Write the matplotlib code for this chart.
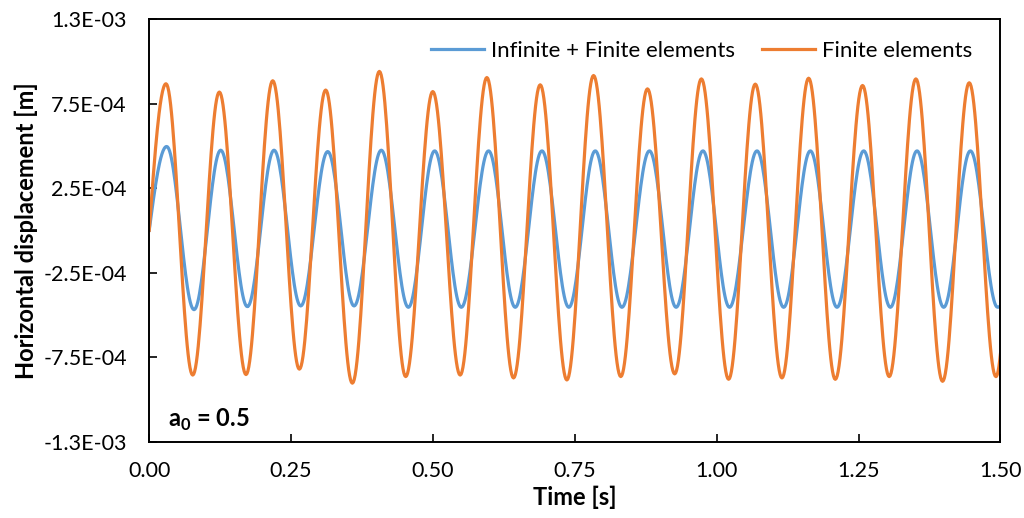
import numpy as np
import matplotlib
matplotlib.use("Agg")
import matplotlib.pyplot as plt

plt.rcParams['font.family'] = ['Lato', 'DejaVu Sans']
plt.rcParams['mathtext.fontset'] = 'custom'
plt.rcParams['mathtext.rm'] = 'Lato'
plt.rcParams['mathtext.bf'] = 'Lato:bold'

# extrema (time [s], displacement [m]); series start at 0 and end at t = 1.5
fe_t = [0.0, 0.0296, 0.0767, 0.1236, 0.1706, 0.2177, 0.2646, 0.3110, 0.3580, 0.4056, 0.4520,
        0.4997, 0.5480, 0.5950, 0.6420, 0.6890, 0.7360, 0.7830, 0.8310, 0.8780, 0.9260,
        0.9730, 1.0210, 1.0680, 1.1150, 1.1620, 1.2090, 1.2570, 1.3040, 1.3510, 1.3980,
        1.4450, 1.4920, 1.5000]
fe_y = [0.0, 8.67e-4, -8.56e-4, 8.18e-4, -8.53e-4, 8.85e-4, -8.21e-4, 8.30e-4, -9.04e-4,
        9.40e-4, -8.65e-4, 8.21e-4, -8.56e-4, 9.04e-4, -8.73e-4, 8.61e-4, -8.85e-4, 9.16e-4,
        -8.65e-4, 8.37e-4, -8.49e-4, 8.96e-4, -8.81e-4, 8.65e-4, -8.73e-4, 9.00e-4, -8.81e-4,
        8.57e-4, -8.65e-4, 8.96e-4, -8.93e-4, 8.73e-4, -8.65e-4, -7.30e-4]

ife_t = [0.0, 0.0308, 0.0790, 0.1260, 0.1730, 0.2200, 0.2670, 0.3146, 0.3610, 0.4090, 0.4567,
         0.5030, 0.5500, 0.5980, 0.6450, 0.6920, 0.7395, 0.7860, 0.8330, 0.8815, 0.9285,
         0.9757, 1.0226, 1.0710, 1.1180, 1.1650, 1.2120, 1.2590, 1.3060, 1.3530, 1.4000,
         1.4470, 1.4950, 1.5000]
ife_y = [0.0, 4.96e-4, -4.69e-4, 4.74e-4, -4.51e-4, 4.74e-4, -4.47e-4, 4.66e-4, -4.47e-4,
         4.74e-4, -4.55e-4, 4.70e-4, -4.55e-4, 4.70e-4, -4.55e-4, 4.70e-4, -4.55e-4, 4.70e-4,
         -4.55e-4, 4.70e-4, -4.55e-4, 4.70e-4, -4.55e-4, 4.70e-4, -4.55e-4, 4.70e-4, -4.55e-4,
         4.70e-4, -4.55e-4, 4.70e-4, -4.55e-4, 4.70e-4, -4.55e-4, -4.45e-4]

y_ticks = [-1.25e-3, -7.5e-4, -2.5e-4, 2.5e-4, 7.5e-4, 1.25e-3]
y_labels = ['-1.3E-03', '-7.5E-04', '-2.5E-04', '2.5E-04', '7.5E-04', '1.3E-03']
x_ticks = [0.0, 0.25, 0.5, 0.75, 1.0, 1.25, 1.5]


def smooth(tk, yk, n=30):
    # join the extrema with half-cosine arcs so the trace looks like the original
    tk = np.asarray(tk)
    yk = np.asarray(yk)
    half = np.mean(np.diff(tk[1:-1]))
    ts, ys = [], []
    for i in range(len(tk) - 1):
        t0, t1, y0, y1 = tk[i], tk[i + 1], yk[i], yk[i + 1]
        t = np.linspace(t0, t1, n)
        if i == 0:
            y = y1 * np.sin(0.5 * np.pi * (t - t0) / (t1 - t0))
        elif i == len(tk) - 2:
            ph = np.pi * (t1 - t0) / half
            y = y0 + (y1 - y0) * (1 - np.cos(np.pi * (t - t0) / half)) / (1 - np.cos(ph))
        else:
            y = y0 + (y1 - y0) * (1 - np.cos(np.pi * (t - t0) / (t1 - t0))) / 2
        ts.append(t)
        ys.append(y)
    return np.concatenate(ts), np.concatenate(ys)


fig = plt.figure(figsize=(10.24, 5.18), dpi=100)
ax = fig.add_axes([0.1457, 0.1473, 0.8313, 0.816])

t1, y1 = smooth(ife_t, ife_y)
t2, y2 = smooth(fe_t, fe_y)
ax.plot(t1, y1, color='#5B9BD5', lw=2.3, label='Infinite + Finite elements')
ax.plot(t2, y2, color='#ED7D31', lw=2.3, label='Finite elements')

ax.set_xlim(0, 1.5)
ax.set_ylim(-1.25e-3, 1.25e-3)
ax.set_xticks(x_ticks)
ax.set_xticklabels([f'{v:.2f}' for v in x_ticks])
ax.set_yticks(y_ticks)
ax.set_yticklabels(y_labels)
ax.tick_params(direction='in', length=6, width=1.2, labelsize=15.5, colors='black')
ax.tick_params(axis='y', pad=16)
ax.tick_params(axis='x', pad=14)

for s in ax.spines.values():
    s.set_linewidth(1.4)
    s.set_color('black')

ax.set_xlabel('Time [s]', fontsize=17, fontweight='bold', labelpad=3)
ax.set_ylabel('Horizontal displacement [m]', fontsize=17, fontweight='bold', labelpad=4)

ax.text(0.022, 0.035, r'a$_\mathbf{0}$ = 0.5', transform=ax.transAxes,
        fontsize=17, fontweight='bold')

ax.legend(loc='upper right', ncol=2, frameon=False, fontsize=16,
          handlelength=2.4, columnspacing=1.2, handletextpad=0.3,
          bbox_to_anchor=(0.99, 0.995))

fig.savefig('out.png', dpi=100)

* **Written exercise**
In the data above, please extract the lines from the first one through the line with "import matplotlib.pyplot as plt", exactly, and keep pictures out.

* **The output**
Write the matplotlib code for this chart.
import numpy as np
import matplotlib
matplotlib.use("Agg")
import matplotlib.pyplot as plt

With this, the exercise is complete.